The Mercer Island residents who came together to assist Youth Theatre Northwest (YTN) in finding a new home soon learned that Mercer Island has much larger unmet community needs in performing and visual arts. Over the past several years, the Mercer Island community has lost 14,000 square feet of space dedicated to the arts in the old YTN building and in areas previously available to artists at Mercer Island Community and Event Center, which are now used by daycare providers.
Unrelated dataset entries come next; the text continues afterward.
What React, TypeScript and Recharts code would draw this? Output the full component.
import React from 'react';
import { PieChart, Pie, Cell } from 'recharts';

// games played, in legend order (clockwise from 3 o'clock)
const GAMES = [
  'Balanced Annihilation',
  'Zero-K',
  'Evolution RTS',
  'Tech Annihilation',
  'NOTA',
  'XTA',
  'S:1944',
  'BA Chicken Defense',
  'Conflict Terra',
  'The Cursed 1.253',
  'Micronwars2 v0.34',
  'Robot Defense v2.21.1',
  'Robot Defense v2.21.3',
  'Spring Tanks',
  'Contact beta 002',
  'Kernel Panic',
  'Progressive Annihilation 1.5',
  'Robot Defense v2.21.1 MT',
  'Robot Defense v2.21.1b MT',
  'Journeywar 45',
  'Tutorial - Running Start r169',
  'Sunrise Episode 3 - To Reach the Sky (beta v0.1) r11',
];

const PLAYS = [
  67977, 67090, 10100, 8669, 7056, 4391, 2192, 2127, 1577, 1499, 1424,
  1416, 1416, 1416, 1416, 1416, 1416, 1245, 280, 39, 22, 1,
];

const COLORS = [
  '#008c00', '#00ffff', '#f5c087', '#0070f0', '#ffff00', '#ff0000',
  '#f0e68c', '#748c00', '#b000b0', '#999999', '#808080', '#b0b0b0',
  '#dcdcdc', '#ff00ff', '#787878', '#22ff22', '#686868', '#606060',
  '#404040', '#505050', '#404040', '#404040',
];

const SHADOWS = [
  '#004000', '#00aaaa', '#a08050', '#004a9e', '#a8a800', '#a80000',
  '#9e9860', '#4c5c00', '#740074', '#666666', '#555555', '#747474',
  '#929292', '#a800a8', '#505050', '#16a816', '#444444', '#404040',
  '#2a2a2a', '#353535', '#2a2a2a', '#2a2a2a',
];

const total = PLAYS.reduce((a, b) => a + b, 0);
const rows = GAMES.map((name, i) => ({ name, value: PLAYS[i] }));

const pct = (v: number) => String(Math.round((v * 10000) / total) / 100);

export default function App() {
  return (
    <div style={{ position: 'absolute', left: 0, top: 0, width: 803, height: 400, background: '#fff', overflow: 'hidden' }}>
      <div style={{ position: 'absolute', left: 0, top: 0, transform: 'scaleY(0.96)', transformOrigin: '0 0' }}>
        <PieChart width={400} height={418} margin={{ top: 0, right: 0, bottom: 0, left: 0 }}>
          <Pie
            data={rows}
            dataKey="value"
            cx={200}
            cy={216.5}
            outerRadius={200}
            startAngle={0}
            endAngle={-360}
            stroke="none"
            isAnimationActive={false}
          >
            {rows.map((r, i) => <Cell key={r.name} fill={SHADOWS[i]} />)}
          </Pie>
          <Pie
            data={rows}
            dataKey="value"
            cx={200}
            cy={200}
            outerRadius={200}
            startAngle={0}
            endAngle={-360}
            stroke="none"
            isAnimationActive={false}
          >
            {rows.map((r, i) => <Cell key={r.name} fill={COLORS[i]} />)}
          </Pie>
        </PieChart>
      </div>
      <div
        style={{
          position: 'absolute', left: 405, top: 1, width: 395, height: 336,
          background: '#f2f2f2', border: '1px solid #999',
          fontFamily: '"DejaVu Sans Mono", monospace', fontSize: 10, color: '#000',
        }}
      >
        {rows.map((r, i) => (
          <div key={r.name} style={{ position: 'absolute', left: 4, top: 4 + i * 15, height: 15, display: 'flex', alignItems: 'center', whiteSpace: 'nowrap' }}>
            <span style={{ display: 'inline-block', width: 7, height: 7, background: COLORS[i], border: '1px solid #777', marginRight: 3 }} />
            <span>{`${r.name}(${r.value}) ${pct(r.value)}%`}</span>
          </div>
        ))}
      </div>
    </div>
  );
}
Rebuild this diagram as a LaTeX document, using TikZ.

The community-transforming vision to provide one location for dedicated space for YTN as well as for many other arts-related activities and education was first formulated at a public task force meeting in November 2013. Participants at the meeting spoke passionately about their specific needs for artistic performance, educational, studio and display spaces. MICA’s name and mission were developed as a result of that first task force meeting, and MICA requested detailed information from the arts organizations and artists who participated in the meeting about their space needs and projected days and hours of use in a new arts facility. Here is the handout distributed at the meeting and the follow-up email sent after that. What had been the “Mercer Island Performing Arts Center” became the Mercer Island Center for the Arts. MICA began as a nonprofit organization in December 2013, after the first community meeting. 

In February of 2014 a second public meeting was held, at which initial thoughts on the configuration of MICA were presented by Lesley Bain, island resident and the head architect of Framework Cultural Placemaking. The initial building configuration, which included classrooms and studios, as well as three performance spaces, was based on the feedback that had been provided by task force members after the first public meeting.  The initial “big picture” of MICA was very enthusiastically embraced at the meeting, and the nucleus of a resident user group began to form.
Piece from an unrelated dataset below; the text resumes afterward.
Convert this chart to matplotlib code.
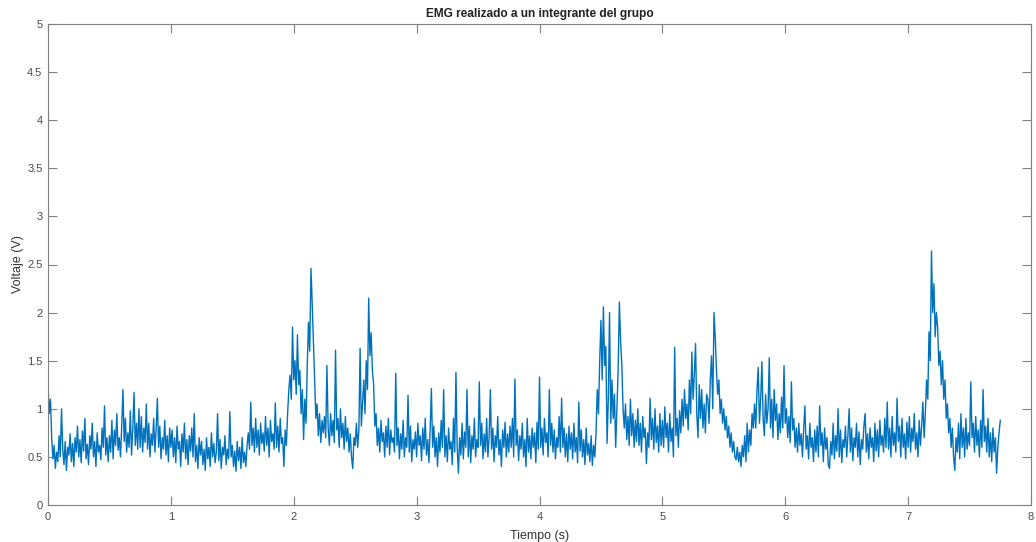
import numpy as np
import matplotlib
matplotlib.use("Agg")
import matplotlib.pyplot as plt
from matplotlib.ticker import FormatStrFormatter

sample_interval = 0.01  # s

# EMG voltage samples (V), 0.25 s per row
voltage = [
    1.25, 0.95, 1.1, 0.7, 0.48, 0.62, 0.38, 0.55, 0.45, 0.72, 0.5, 1.0, 0.58, 0.42, 0.66, 0.36, 0.6, 0.52, 0.74, 0.45, 0.64, 0.4, 0.7, 0.55, 0.82,
    0.5, 0.68, 0.44, 0.77, 0.56, 0.9, 0.48, 0.63, 0.42, 0.72, 0.58, 0.85, 0.5, 0.66, 0.4, 0.75, 0.55, 0.62, 0.47, 0.8, 0.6, 1.03, 0.52, 0.7, 0.45,
    0.72, 0.55, 0.88, 0.48, 0.78, 0.62, 0.95, 0.57, 0.7, 0.5, 0.82, 1.2, 0.66, 0.9, 0.55, 0.75, 0.6, 0.98, 0.52, 0.8, 1.17, 0.62, 0.85, 0.58, 1.0,
    0.6, 0.92, 0.55, 0.8, 0.65, 1.05, 0.58, 0.85, 0.5, 0.74, 0.62, 0.9, 0.55, 0.78, 1.11, 0.6, 0.82, 0.48, 0.7, 0.58, 0.88, 0.52, 0.72, 0.45, 0.8,
    0.6, 0.78, 0.5, 0.7, 0.44, 0.82, 0.58, 0.66, 0.4, 0.74, 0.55, 0.85, 0.48, 0.68, 0.42, 0.72, 0.56, 0.8, 0.5, 0.95, 0.45, 0.62, 0.38, 0.7, 0.52,
    0.66, 0.42, 0.58, 0.36, 0.7, 0.48, 0.6, 0.4, 0.75, 0.5, 0.64, 0.44, 0.55, 0.95, 0.46, 0.68, 0.38, 0.6, 0.52, 0.72, 0.42, 0.58, 0.48, 0.97, 0.5,
    0.62, 0.4, 0.56, 0.35, 0.66, 0.46, 0.6, 0.38, 0.7, 0.44, 0.55, 0.4, 0.62, 0.75, 0.58, 1.07, 0.62, 0.8, 0.55, 0.9, 0.6, 0.78, 0.52, 0.85, 0.64,
    0.75, 0.56, 0.92, 0.62, 0.8, 0.5, 0.88, 0.66, 0.74, 0.58, 1.06, 0.6, 0.82, 0.55, 0.9, 0.64, 0.7, 0.4, 0.78, 0.62, 0.95, 1.2, 1.35, 1.1, 1.85,
    1.3, 1.5, 1.15, 1.77, 1.25, 1.4, 0.95, 1.2, 0.68, 1.1, 0.85, 1.45, 1.9, 1.6, 2.46, 2.1, 1.7, 1.3, 0.9, 1.05, 0.72, 0.95, 0.65, 0.88, 0.75,
    0.92, 0.7, 1.45, 0.8, 0.62, 0.95, 0.72, 0.88, 0.65, 1.61, 0.78, 0.9, 0.6, 1.0, 0.7, 0.85, 0.58, 0.92, 0.66, 0.8, 0.55, 0.74, 0.5, 0.38, 0.7,
    0.62, 0.85, 0.6, 0.78, 1.63, 0.82, 1.05, 1.3, 0.95, 1.5, 1.2, 2.15, 1.55, 1.79, 1.4, 1.25, 0.82, 0.95, 0.62, 0.8, 0.55, 0.88, 0.66, 0.75, 0.5,
    0.82, 0.6, 0.9, 0.52, 0.78, 0.65, 0.7, 0.55, 1.37, 0.62, 0.8, 0.48, 0.74, 0.58, 0.88, 0.5, 0.7, 0.6, 1.14, 0.55, 0.82, 0.45, 0.68, 0.58, 0.76,
    0.5, 0.85, 0.62, 0.72, 0.46, 0.8, 0.58, 0.9, 0.52, 0.68, 0.44, 0.78, 1.21, 0.6, 0.82, 0.5, 0.7, 0.4, 0.75, 0.55, 0.88, 0.6, 1.2, 0.5, 0.72,
    0.45, 0.8, 0.58, 0.66, 0.42, 0.9, 0.55, 1.38, 0.6, 0.33, 0.7, 0.52, 0.85, 0.48, 0.76, 0.6, 1.2, 0.5, 0.82, 0.44, 0.72, 0.58, 0.9, 0.5, 0.68,
    0.6, 1.28, 0.62, 0.85, 0.48, 0.74, 0.55, 0.9, 0.5, 0.7, 1.2, 0.58, 0.8, 0.45, 0.72, 0.6, 0.92, 0.52, 0.68, 0.4, 0.78, 0.6, 0.86, 0.5, 0.74,
    0.55, 0.82, 0.6, 0.9, 0.5, 1.31, 0.62, 0.78, 0.46, 0.72, 0.58, 0.85, 0.5, 0.68, 0.4, 0.9, 0.55, 0.72, 0.48, 0.8, 0.6, 0.75, 0.44, 0.86, 0.58,
    1.33, 0.6, 0.8, 0.52, 0.9, 0.65, 0.75, 0.5, 1.2, 0.62, 0.85, 0.55, 0.78, 0.48, 0.7, 0.6, 0.92, 0.55, 1.11, 0.6, 0.8, 0.5, 0.74, 0.45, 0.82,
    0.58, 0.75, 0.48, 0.85, 0.55, 0.7, 0.44, 1.07, 0.56, 0.78, 0.5, 0.68, 0.42, 0.8, 0.52, 0.64, 0.45, 0.72, 0.41, 0.62, 0.5, 0.75, 1.2, 0.95, 1.5,
    1.92, 1.3, 2.06, 1.45, 1.65, 0.64, 1.1, 2.0, 0.85, 1.3, 0.9, 1.15, 0.6, 1.0, 1.4, 2.11, 1.7, 1.45, 1.0, 0.8, 1.05, 0.68, 0.92, 0.62, 1.1,
    0.72, 0.95, 0.6, 0.88, 0.66, 1.0, 0.62, 0.85, 0.55, 0.92, 0.7, 0.8, 0.43, 0.75, 0.6, 1.11, 0.68, 0.9, 0.58, 1.0, 0.65, 0.82, 0.55, 0.95, 0.62,
    0.88, 0.6, 1.02, 0.7, 0.85, 0.55, 0.95, 0.66, 0.8, 0.5, 1.64, 0.72, 0.9, 0.6, 0.98, 0.75, 1.1, 0.82, 1.2, 0.9, 1.05, 0.78, 1.3, 0.95, 1.59,
    1.1, 1.35, 1.68, 0.95, 0.7, 1.25, 0.9, 1.2, 0.8, 1.05, 0.75, 1.15, 1.1, 0.85, 1.3, 1.55, 1.0, 2.0, 1.75, 1.4, 1.15, 1.3, 0.95, 1.1, 0.85,
    1.0, 0.78, 0.92, 0.7, 0.82, 0.6, 0.75, 0.55, 0.66, 0.5, 0.47, 0.6, 0.45, 0.55, 0.4, 0.62, 0.5, 0.72, 0.45, 0.85, 0.55, 0.78, 0.62, 0.95, 0.8,
    1.05, 0.8, 1.2, 1.43, 0.85, 1.1, 1.49, 0.9, 0.72, 1.15, 0.85, 1.0, 1.53, 0.8, 1.1, 0.7, 1.2, 0.88, 1.05, 0.68, 0.95, 0.75, 1.12, 0.8, 1.45,
    0.85, 1.0, 0.7, 0.92, 0.65, 1.28, 0.78, 0.9, 0.6, 0.8, 0.55, 0.85, 0.62, 0.74, 0.5, 0.8, 1.03, 0.58, 0.72, 0.48, 0.85, 0.6, 0.7, 0.45, 0.78,
    0.55, 0.82, 0.5, 1.03, 0.62, 0.75, 0.45, 0.8, 0.58, 0.7, 0.42, 0.38, 0.66, 0.52, 0.85, 0.48, 0.72, 0.56, 1.0, 0.5, 0.78, 0.44, 0.68, 0.6, 0.82,
    0.5, 0.72, 1.0, 0.55, 0.8, 0.46, 0.7, 0.6, 0.85, 0.5, 0.76, 0.42, 0.68, 0.58, 0.82, 0.95, 0.55, 0.74, 0.48, 0.8, 0.6, 0.7, 0.45, 0.85, 0.56,
    0.78, 0.5, 0.88, 0.62, 0.72, 0.55, 0.9, 0.6, 1.07, 0.58, 0.8, 0.5, 0.92, 0.62, 0.75, 0.55, 1.11, 0.66, 0.82, 0.5, 0.9, 0.6, 0.74, 0.48, 0.86,
    0.6, 0.92, 0.55, 0.8, 0.66, 0.95, 0.58, 0.75, 0.5, 0.88, 0.62, 0.82, 1.07, 0.7, 0.95, 1.3, 1.1, 1.8, 1.5, 2.64, 2.0, 2.3, 1.75, 2.0, 1.85,
    1.45, 1.6, 1.25, 1.5, 1.1, 1.3, 0.9, 1.05, 0.75, 0.9, 0.6, 0.8, 0.5, 0.36, 0.7, 0.55, 0.85, 0.48, 0.95, 0.6, 0.8, 0.5, 0.9, 0.58, 0.75,
    0.62, 1.28, 0.7, 0.85, 0.55, 0.92, 0.62, 0.78, 0.5, 0.88, 0.6, 1.2, 0.66, 0.82, 0.55, 0.9, 0.5, 0.75, 0.45, 0.8, 0.55, 0.7, 0.33, 0.6, 0.75, 0.88,
]

x_ticks = [0, 1, 2, 3, 4, 5, 6, 7, 8]
y_ticks = [0, 0.5, 1, 1.5, 2, 2.5, 3, 3.5, 4, 4.5, 5]

title_text = "EMG realizado a un integrante del grupo"
xlabel_text = "Tiempo (s)"
ylabel_text = "Voltaje (V)"

plt.rcParams['font.family'] = ['Liberation Sans', 'DejaVu Sans']

time = np.arange(len(voltage)) * sample_interval

fig = plt.figure(figsize=(10.36, 5.42), dpi=100)
ax = fig.add_axes([48 / 1036, 37 / 542, 983 / 1036, 481 / 542])

ax.plot(time, voltage, color='#0072BD', linewidth=1.0)

ax.set_xlim(0, 8)
ax.set_ylim(0, 5)
ax.set_xticks(x_ticks)
ax.set_yticks(y_ticks)
ax.yaxis.set_major_formatter(FormatStrFormatter('%g'))

axis_color = '#808080'
for s in ax.spines.values():
    s.set_color(axis_color)
    s.set_linewidth(0.8)
ax.tick_params(direction='in', length=6.5, width=0.8, color=axis_color,
               labelcolor='#4a4a4a', labelsize=8, top=True, right=True)
ax.tick_params(axis='x', pad=5)
ax.tick_params(axis='y', pad=4)

ax.set_title(title_text, fontsize=8.6, fontweight='bold', color='#222222', pad=5)
ax.set_xlabel(xlabel_text, fontsize=9, color='#333333', labelpad=6)
ax.set_ylabel(ylabel_text, fontsize=9, color='#333333', labelpad=2)

fig.savefig('out.png', dpi=100, facecolor='white')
In March of 2014, after Framework Cultural Placemaking had been engaged for preliminary design of the MICA facility, a full-day design meeting with MICA Board members and prospective resident users was held. As the architects were incorporating the programming needs of the artistic community into the preliminary design, it became apparent that the building would either need to be expanded to three stories or to extend south of the recycling center site. This information was presented to the City Council in the spring of 2014, and the City agreed to expand MICA’s footprint into the area just to the south of the recycling center site.  The council approval is documented in the Letter of Understanding dated August 11, 2014.